Summary — A3791 (New Jersey Online Foreclosure Sale Act)
Status: Referred to Senate Committee on Consumer Affairs & Protection (1/30/2025)
Introduced: 2/22/2024 — Passed Assembly 76–0 (6/28/2024) — Senate amendments 10/28/2024 & 1/30/2025
Companion: S2639 | Prior-session: A6366
Purpose
- Authorizes and governs the electronic (online) sale of real property at foreclosure in New Jersey and establishes procedural, vendor, bidder‑verification, fee, and notice requirements for online foreclosure auctions.
Key provisions and changes
- Name: Establishes the "New Jersey Online Foreclosure Sale Act."
- County contracting: A county may contract with a private vendor to operate online foreclosure auctions on behalf of a sheriff or other authorized officer. Contracts must be governed by NJ law and spell out services, fees, recordkeeping, security, marketing and recovery‑maximization requirements.
- Procurement: Electronic foreclosure service providers may be procured by counties through competitive contracting; vendors’ track records in creating competitive auctions to maximize recoveries must be considered.
- Vendor participation: Officers, employees, or contractors of the vendor may not participate as bidders in the auction.
- Public visibility: All bids placed during the online auction must be visible to the public online at the time they are placed; pre‑submitted maximum bids remain hidden until placed.
- Fee cap and payment timing:
- Total vendor fees shall not exceed $1,000 per auction (and, if properties are auctioned multiple times under one foreclosure action, the aggregate vendor fees related to those properties shall not exceed $1,000).
- Vendor fees may be taken either from the purchaser’s deposit with the vendor or from the plaintiff’s deposit with the sheriff.
- Vendor fees must not reduce or affect statutorily‑prescribed sheriff’s fees, and are payable when the sheriff’s office has received and is ready to disburse sale proceeds.
- Bidder verification and registration:
- Prospective online bidders must have their identity verified prior to placing bids (examples include government ID or biometric verification).
- Bidders must complete a registration process supplying contact and identifying information necessary to complete a sale.
- Successful bidders must provide information (individual or entity) required for accurate identification and for an OFAC (Office of Foreign Assets Control) sanctions check prior to finalizing purchase.
- Non‑electronic option: Vendors conducting online auctions must provide a non‑electronic option (for example, a paper bid packet) so bidders without online access can participate.
- Notice requirements: When a sale is conducted online, the required statutory notice must also be published on the Internet website where the auction will occur and the printed statutory notices must indicate the sale is an electronic auction and include the auction website address.

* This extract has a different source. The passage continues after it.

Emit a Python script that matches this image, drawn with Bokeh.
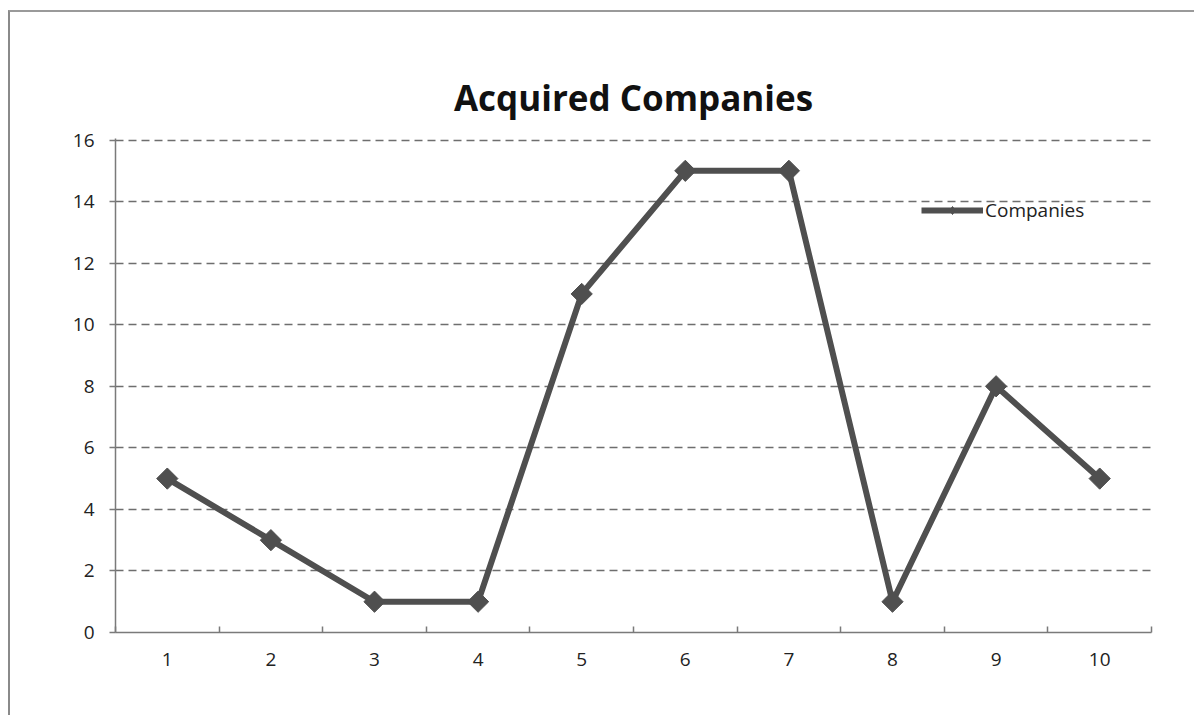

- Applicability: The bill does not change foreclosure timelines; it prescribes how online foreclosure sales must be conducted.
Who is affected
- County governments and sheriffs: may contract with vendors and must follow new requirements when holding online auctions.
- Vendors/platform operators: subject to procurement rules, conduct standards, fee caps, public‑bid display, recordkeeping and bidder verification obligations.
- Bidders/purchasers: must register, verify identity and provide contact and OFAC‑check information; both online and non‑electronic participation methods are accommodated.
- Plaintiffs, lenders and debtors: potential for wider bidding pool and possibly higher recoveries; vendor fees cannot reduce sheriff fees.
- General public: greater transparency of online bid activity and expanded access to foreclosure auction information via the auction website.
Procedural/timeline notes
- The bill has been amended in committee and on the floor; most recent reprint (Senate 3R, 1/30/2025) makes the applicant/vendor and fee provisions consistent and clarifies fee collection and payment timing.
- If enacted, the bill takes effect on the first day of the second month following enactment.
Potential impact
- Expected to broaden bidder participation and increase competition for foreclosed properties, potentially increasing recovery amounts for creditors and affecting sale outcomes for debtors.
- Establishes consumer‑protection and transparency measures (identity verification, OFAC checks, public bid visibility) while limiting vendor fees.